SMTAI this week in Orlando was a good show. A good regional show, but a good one nonetheless. Traffic on the show floor was strong the first day, and not bad the second morning before slipping off to the usual end-of-show vacancy. The technical sessions were very strong; the session on EMS that I chaired drew about 30 folks, which is about as good as it ever does.
Not much new in the way of technology. DEK did show its ProActiv squeegee, which oscillates during the print stroke in order to pack more paste into the apertures. My old friend Phil Zarrow points out that the concept isn’t exactly new — roughly 25 years old, to be exact — but sometimes good ideas take awhile to find their place.
Tom Sharpe gave a scintillating keynote on a trip to China, showing just how systemic counterfeiting operations have become. He notes some 29,000 incidents of counterfeits were reported to the US Department of Commerce between 2005 and 2008. And he warned that the process by which some are marking fake parts now renders the ink impermeable to scratches, which means simple tests for isolating counterfeits may no longer work.

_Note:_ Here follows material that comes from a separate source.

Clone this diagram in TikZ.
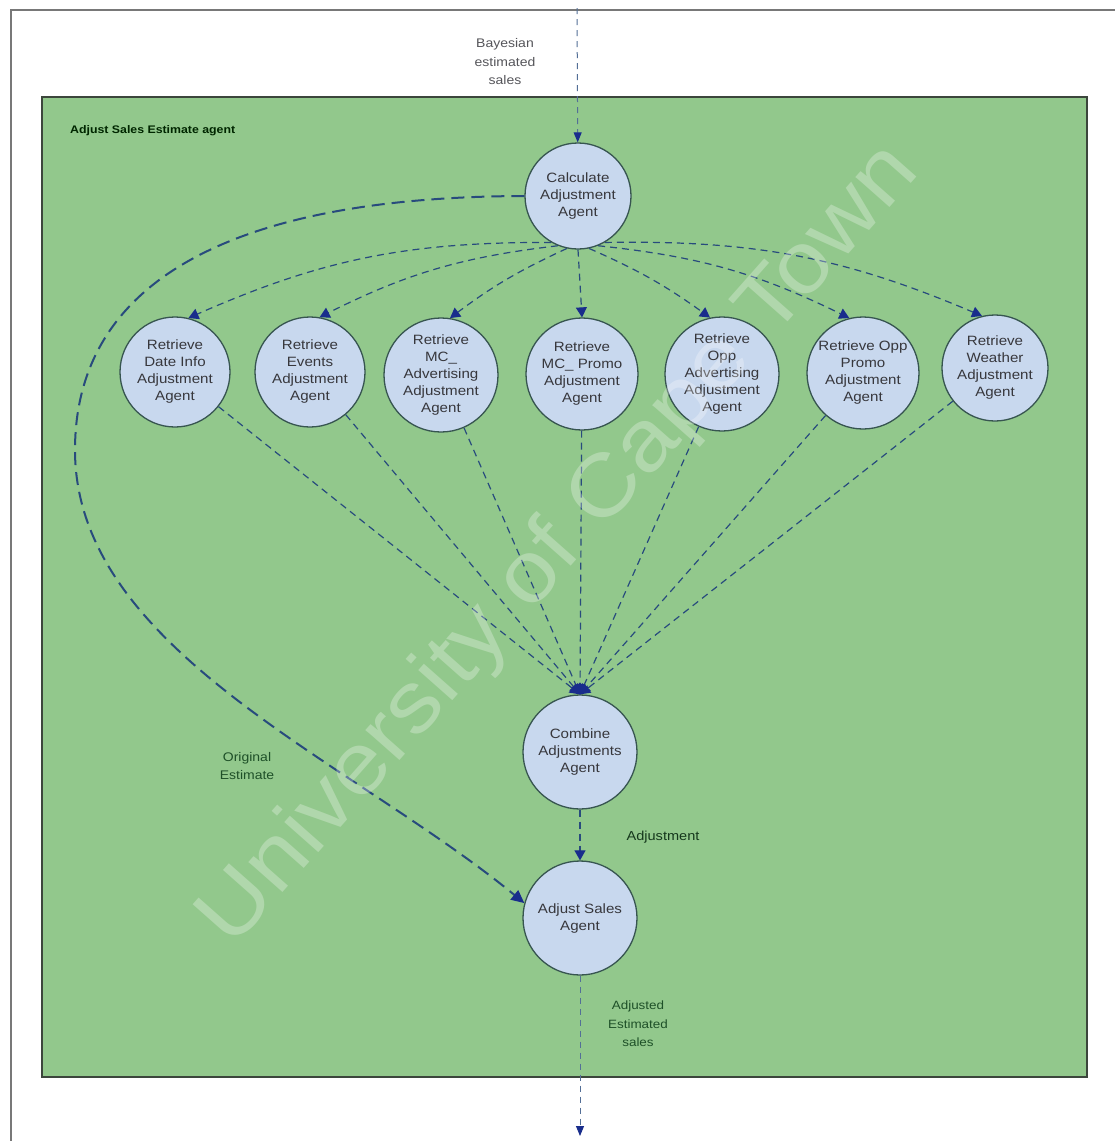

Rod Howell, founder of EMS firm Libra Industries, made an extraordinary gesture with a $5000 donation to the Charles Hutchins Grant, which underwrites the costs of a student doing post-graduate work in the fields of electronics packaging or assembly. And the SMTA has renamed its best paper award in honor of the late Rich Freiberger, a former director of the trade group and one of its most avid supporters. A nice touch.